It is important to recognize that the extent of these problems is not the same across all firms. Nonetheless, the problems are sufficiently widespread that they suggest structural problems in the mortgage servicing industry. The servicing industry overall has not been up to the challenge of handling the large volumes of distressed mortgages. The banking agencies have been focused for some time on the problems related to modifying mortgage loans and the large number of consumer complaints by homeowners seeking loan modifications. It has now become evident that significant parts of the servicing industry also failed to handle foreclosures properly.

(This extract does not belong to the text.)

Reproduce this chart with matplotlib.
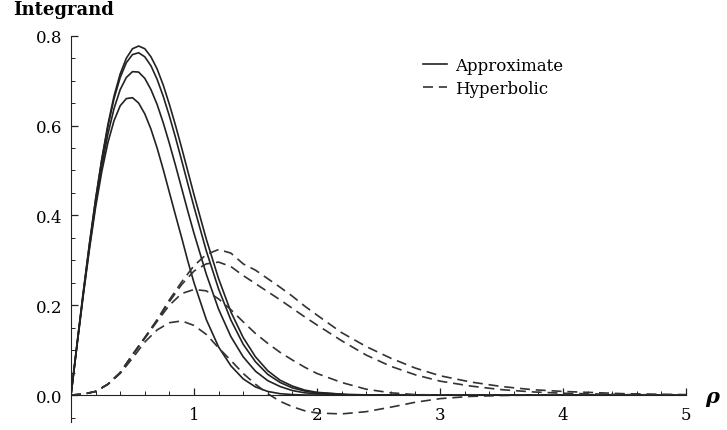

While we are still in the process of determining the extent of these problems and the required supervisory response, it is clear that the industry will need to make substantial investments to improve its functioning in these areas and supervisors must ensure that these improvements occur. Moreover, fixing the problems in the mortgage servicing industry may also require thinking about some fundamental structural changes to the current mortgage system. I will discuss the issue of structural solutions to these issues in more detail later in my testimony.
Investor Repurchase Requests
The cost associated with foreclosure documentation problems, including robo-signing, are not the only potential liabilities facing financial institutions in the wake of the mortgage and housing crisis. As losses in MBS have been escalating, investors in MBS and purchasers of unsecuritized whole loans are more frequently exploring, and in some cases asserting, contractual and securities law claims against the parties that originated the loans, sold the loans, underwrote securities offerings, or had other roles in the process. The essence of these claims is that mortgages in the securitization pools, or sold as unsecuritized whole loans, did not conform to representations and warranties made about their quality–specifically that the loan applications contained misrepresentations or the underwriting was not in conformance with stated standards.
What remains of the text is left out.